Smart Balances in Smart Blends
Opinion

# Smart Balances in Smart Blends

By Tom Vander Ark — April 30, 2014 4 min read

By: Jason Zimba

It can be a difficult challenge for teachers to meet students where they are and also teach grade-level mathematics. Negotiating that tension is the
subject of this post, in which I’ll offer some thoughts on striking smart balances in rotation models. I’ve also included thoughts from two mathematics
teachers, Allyson (“Ryan”) Redd of North Carolina and Peter Tang of Tennessee.

One condition for striking a smart balance comes from the
K-8 Publishers’ Criteria for the Common Core State Standards for Mathematics
. There it is stressed that the mathematics curriculum should give all students extensive work with grade-level problems. This should be
true for blended classrooms as well as traditional classrooms.

Why is this important? Instructional coaches are familiar with the phenomenon of “fractions forever.” Students who leave elementary school without a solid
grasp of fractions can end up “getting the fraction treatment” from sixth grade onwards. The treatment continues year after year, despite its lack of
success, and in the meantime the student has lost the opportunity to learn algebra.

As teachers know, unfinished learning from earlier grades is normal and prevalent. It shouldn’t be ignored, but it also shouldn’t be used as a basis for
canceling grade-level work. Fortunately, middle-grades mathematics offers opportunities to handle unfinished learning in the context of the grade level.
For example, instead of turning an eighth-grader around and frog-marching him back to fractions (or, worse, airbrushing fractions out of the algebra
textbook), algebra problems could become occasions for some students to practice weak fraction skills and revisit fraction concepts in a new light (such as
the idea that fractions are quotients, for example). Ideally, rotation models could provide individualized help in the context of grade-level content.

A related boundary condition is that rotation models should regularly allow time for the whole class to concentrate together on the same well-designed, carefully sequenced problem. This is a mode of classroom
work in high-performing Japan. Inevitably, some students in the class will use clumsier methods to solve the problem--perhaps concrete approaches based on
much earlier mathematics. Other students will use more abstract or powerful methods, closer to the new methods that the problem is aiming toward. The
teacher then helps students in the class to understand each other’s methods. Thus, the teacher doesn’t see it as his job to give each student “just the
right problem” for him or her at that point in time; all of the students are working on the same problem. Nor, however, does the teacher ignore the very
real variability in his classroom. Indeed, the teacher sees it as his job to decrease the variability in students’ approaches, in such a way that
every student moves toward the mathematical goals of the lesson. That is roughly what it means, in such a system, to say that you are teaching the class

Ryan Redd, an instructional coach and eighth-grade mathematics teacher, sees the value of this approach. She says, “Students benefit from seeing multiple
ways to solve a problem. Sometimes with rotation models there is only one view of a problem, and the student might not be able to access the problem in
that particular way.”

What happens when individual student needs become extreme? Peter Tang teaches seventh-grade mathematics in a school where a significant number of the
students are behind by three or more grade levels. He says, “I work hard to scaffold grade-level work for these students, but it’s a struggle.” Peter uses
a rotation model to handle the extreme differences in his classroom, stressing the benefits: “Essentially, rotation lowers my class size, which makes it

Personalization has a role for the most able students as well. One thing high-performing students need is challenging problems--and that doesn’t necessarily
mean out-of-grade-level content. Problems that are challenging for highly able students can be created based on grade 8 content (see illustration), and it
would be helpful for rotation models to leverage this fact.
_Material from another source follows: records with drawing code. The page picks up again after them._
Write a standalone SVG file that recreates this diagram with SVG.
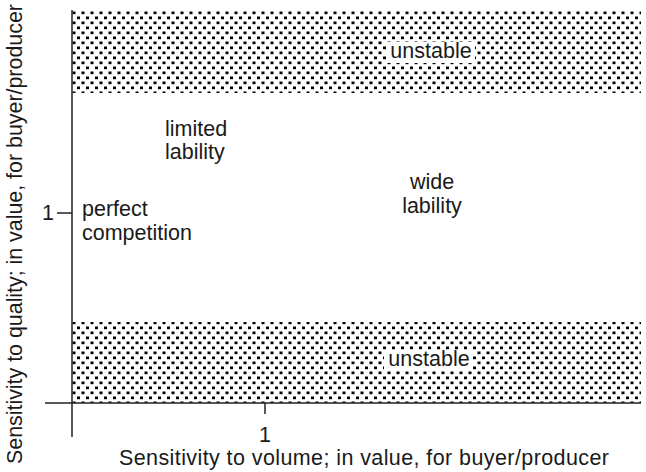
<svg xmlns="http://www.w3.org/2000/svg" width="646" height="472" viewBox="0 0 646 472">
  <style>
    text { font-family: "Liberation Sans", Arial, sans-serif; font-size: 21.5px; fill: #1a1a1a; }
    .axis { stroke: #222; stroke-width: 1.5; fill: none; }
    .band { fill: url(#dots); }
    .tagbg { fill: #fff; }
  </style>
  <defs>
    <!-- offset dot screen used for the unstable regions -->
    <pattern id="dots" x="72" y="11" width="9" height="10" patternUnits="userSpaceOnUse">
      <rect x="0.5" y="0.5" width="3" height="2.7" fill="#000"/>
      <rect x="5" y="5.5" width="3" height="2.7" fill="#000"/>
    </pattern>
  </defs>

  <!-- unstable regions -->
  <g id="band-top">
    <rect class="band" x="72" y="10" width="569" height="83"/>
    <rect class="tagbg" x="387" y="42" width="88" height="21"/>
    <text x="431" y="58" text-anchor="middle">unstable</text>
  </g>
  <g id="band-bottom">
    <rect class="band" x="72" y="322" width="569" height="81"/>
    <rect class="tagbg" x="384" y="350" width="89" height="21"/>
    <text x="429" y="366" text-anchor="middle">unstable</text>
  </g>

  <!-- region labels -->
  <g id="limited-lability">
    <text x="165" y="136">limited</text>
    <text x="165" y="159">lability</text>
  </g>
  <g id="wide-lability">
    <text x="432" y="189" text-anchor="middle">wide</text>
    <text x="432" y="213" text-anchor="middle">lability</text>
  </g>
  <g id="perfect-competition">
    <text x="82" y="216">perfect</text>
    <text x="82" y="240">competition</text>
  </g>

  <!-- axes and ticks -->
  <g id="connectors">
    <line class="axis" x1="72" y1="10" x2="72" y2="437"/>
    <line class="axis" x1="45" y1="403" x2="641" y2="403"/>
    <line class="axis" x1="57" y1="213" x2="72" y2="213"/>
    <line class="axis" x1="265" y1="403" x2="265" y2="414"/>
  </g>

  <g id="axis-labels">
    <text x="48" y="220" text-anchor="middle">1</text>
    <text x="265" y="442" text-anchor="middle">1</text>
    <text x="364" y="465" text-anchor="middle" textLength="490" lengthAdjust="spacing">Sensitivity to volume; in value, for buyer/producer</text>
    <text transform="translate(22 234) rotate(-90)" text-anchor="middle" textLength="460" lengthAdjust="spacing">Sensitivity to quality; in value, for buyer/producer</text>
  </g>
</svg>
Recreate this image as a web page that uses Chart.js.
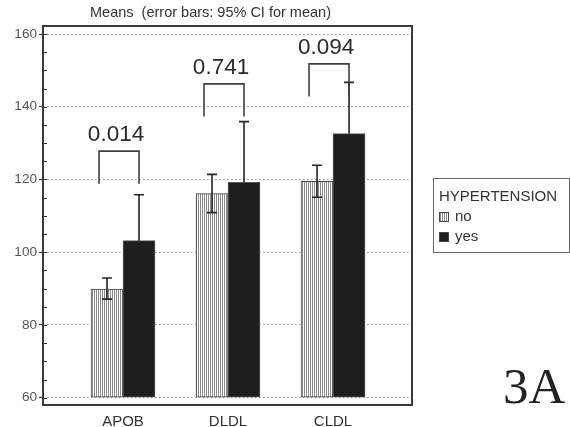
<!DOCTYPE html>
<html><head><meta charset="utf-8">
<script src="https://cdn.jsdelivr.net/npm/chart.js@4/dist/chart.umd.min.js"></script>
<style>html,body{margin:0;padding:0;background:#fff;overflow:hidden}#wrap{position:relative;width:570px;height:427px}</style>
</head><body><div id="wrap"><canvas id="c" width="570" height="427"></canvas></div>
<script>
const categories = ['APOB', 'DLDL', 'CLDL'];
const seriesNames = ['no', 'yes'];
const meansNo = [89.9, 116.1, 119.5];
const ciLowNo = [87.1, 110.9, 115.1];
const ciHighNo = [92.9, 121.4, 123.9];
const meansYes = [103.2, 119.2, 132.6];
const ciLowYes = [90.6, 102.5, 118.4];
const ciHighYes = [115.8, 135.9, 146.7];
const pValues = ['0.014', '0.741', '0.094'];
const bracketTops = [127.8, 146.3, 151.8];
const yTicks = [60, 80, 100, 120, 140, 160];
const legendTitle = 'HYPERTENSION';
const chartTitle = 'Means  (error bars: 95% CI for mean)';
const panelLabel = '3A';

const SANS = '"Liberation Sans", Arial, sans-serif';
const SERIF = '"Liberation Serif", "Times New Roman", serif';

function makeStripe() {
  const t = document.createElement('canvas');
  t.width = 2; t.height = 4;
  const g = t.getContext('2d');
  g.fillStyle = '#ffffff'; g.fillRect(0, 0, 2, 4);
  g.fillStyle = '#8a8a8a'; g.fillRect(0, 0, 1, 4);
  return document.getElementById('c').getContext('2d').createPattern(t, 'repeat');
}
const stripe = makeStripe();
const BLACK = '#1e1e1e';

function drawErrors(chart, d, lows, highs) {
  const ctx = chart.ctx, ys = chart.scales.y;
  const meta = chart.getDatasetMeta(d);
  meta.data.forEach((bar, j) => {
    const yl = ys.getPixelForValue(lows[j]), yh = ys.getPixelForValue(highs[j]);
    ctx.save();
    ctx.strokeStyle = '#262626'; ctx.lineWidth = 1.6;
    ctx.beginPath();
    ctx.moveTo(bar.x, yl); ctx.lineTo(bar.x, yh);
    ctx.moveTo(bar.x - 5, yl); ctx.lineTo(bar.x + 5, yl);
    ctx.moveTo(bar.x - 5, yh); ctx.lineTo(bar.x + 5, yh);
    ctx.stroke();
    ctx.restore();
  });
}

const extras = {
  id: 'extras',
  beforeDatasetsDraw(chart) {
    // error bars for the black series sit behind their bars
    drawErrors(chart, 1, ciLowYes, ciHighYes);
  },
  afterDatasetsDraw(chart) {
    const ctx = chart.ctx, ys = chart.scales.y;
    const metaNo = chart.getDatasetMeta(0), metaYes = chart.getDatasetMeta(1);
    drawErrors(chart, 0, ciLowNo, ciHighNo);
    categories.forEach((c, j) => {
      const xl = metaNo.data[j].x - 8, xr = metaYes.data[j].x;
      const yt = ys.getPixelForValue(bracketTops[j]);
      const yb = ys.getPixelForValue(bracketTops[j] - 9);
      ctx.save();
      ctx.strokeStyle = '#404040'; ctx.lineWidth = 1.6;
      ctx.beginPath();
      ctx.moveTo(xl, yb); ctx.lineTo(xl, yt); ctx.lineTo(xr, yt); ctx.lineTo(xr, yb);
      ctx.stroke();
      ctx.fillStyle = '#2a2a2a';
      ctx.font = '22.5px ' + SANS;
      ctx.textAlign = 'center'; ctx.textBaseline = 'alphabetic';
      ctx.fillText(pValues[j], (xl + xr) / 2 - 3, yt - 10);
      ctx.restore();
    });
  },
  afterDraw(chart) {
    const ctx = chart.ctx, ys = chart.scales.y, a = chart.chartArea;
    ctx.save();
    ctx.strokeStyle = '#333'; ctx.lineWidth = 1;
    ctx.beginPath();
    for (let v = yTicks[0]; v <= yTicks[yTicks.length - 1]; v += 5) {
      const y = Math.round(ys.getPixelForValue(v)) + 0.5;
      ctx.moveTo(a.left, y); ctx.lineTo(a.left + 4, y);
    }
    ctx.stroke();
    ctx.strokeStyle = '#3a3a3a'; ctx.lineWidth = 2;
    ctx.strokeRect(a.left, a.top, a.right - a.left, a.bottom - a.top);
    ctx.fillStyle = '#333'; ctx.font = '14.5px ' + SANS;
    ctx.textAlign = 'center'; ctx.textBaseline = 'middle';
    ctx.fillText(chartTitle, 210.5, 13);
    ctx.strokeStyle = '#666'; ctx.lineWidth = 1;
    ctx.strokeRect(433.5, 178.5, 136, 74);
    ctx.textAlign = 'left'; ctx.font = '15px ' + SANS; ctx.fillStyle = '#333';
    ctx.fillText(legendTitle, 439, 197);
    const fills = [stripe, BLACK];
    seriesNames.forEach((s, i) => {
      const y = 212 + i * 20;
      ctx.fillStyle = fills[i]; ctx.fillRect(439, y, 10, 10);
      ctx.strokeStyle = '#444'; ctx.strokeRect(439.5, y + 0.5, 9, 9);
      ctx.fillStyle = '#333';
      ctx.fillText(s, 455, y + 5);
    });
    ctx.font = '51px ' + SERIF; ctx.fillStyle = '#222';
    ctx.textBaseline = 'alphabetic';
    ctx.fillText(panelLabel, 503, 402.5);
    ctx.restore();
  }
};

new Chart(document.getElementById('c'), {
  type: 'bar',
  data: {
    datasets: [
      { label: seriesNames[0], data: meansNo.map((v, i) => ({ x: i, y: v })),
        backgroundColor: stripe, borderColor: '#444', borderWidth: 1, borderSkipped: false },
      { label: seriesNames[1], data: meansYes.map((v, i) => ({ x: i, y: v })),
        backgroundColor: BLACK, borderColor: '#555', borderWidth: 1, borderSkipped: false }
    ]
  },
  options: {
    responsive: false, animation: false, devicePixelRatio: 1,
    layout: { padding: { top: 26, right: 158, left: 0, bottom: 0 } },
    datasets: { bar: { base: 60, barThickness: 32 } },
    plugins: { legend: { display: false }, tooltip: { enabled: false }, title: { display: false } },
    scales: {
      x: {
        type: 'linear', min: -0.762, max: 2.752, offset: false,
        grid: { display: false, drawTicks: false, tickLength: 0 }, border: { display: false },
        afterBuildTicks: s => { s.ticks = categories.map((c, i) => ({ value: i })); },
        ticks: { callback: v => categories[v] ?? '', font: { family: SANS, size: 15 }, color: '#333',
                 padding: 8, maxRotation: 0, autoSkip: false },
        afterFit: s => { s.height = 22; }
      },
      y: {
        min: 58, max: 162.2,
        afterBuildTicks: s => { s.ticks = yTicks.map(v => ({ value: v })); },
        grid: { color: '#9a9a9a', lineWidth: 1, drawTicks: true, tickLength: 4, tickColor: '#333',
                tickWidth: 1.2, tickBorderDash: [] },
        border: { display: false, dash: [1.5, 2.5] },
        ticks: { font: { family: SANS, size: 13.6 }, color: '#555', padding: 2 },
        afterFit: s => { s.width = 43; }
      }
    }
  },
  plugins: [extras]
});
</script></body></html>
A final boundary condition: ensure that the large majority of students’ time is devoted to major work. New technologies and digital tools offer
exciting opportunities for individualized and nonlinear paths, but they should not turn the curriculum into a random walk through the content landscape.
The strong focus of the Common Core on arithmetic in grades K-5, and the coherent progressions to algebra in grades K-8, are the north star for bringing
students to college- and career-readiness and STEM readiness in mathematics. No blend is smart enough to compensate for a mile-wide, inch-deep curriculum.

Jason Zimba was a lead writer of the Common Core State Standards for Mathematics and is a Founding Partner of Student Achievement Partners.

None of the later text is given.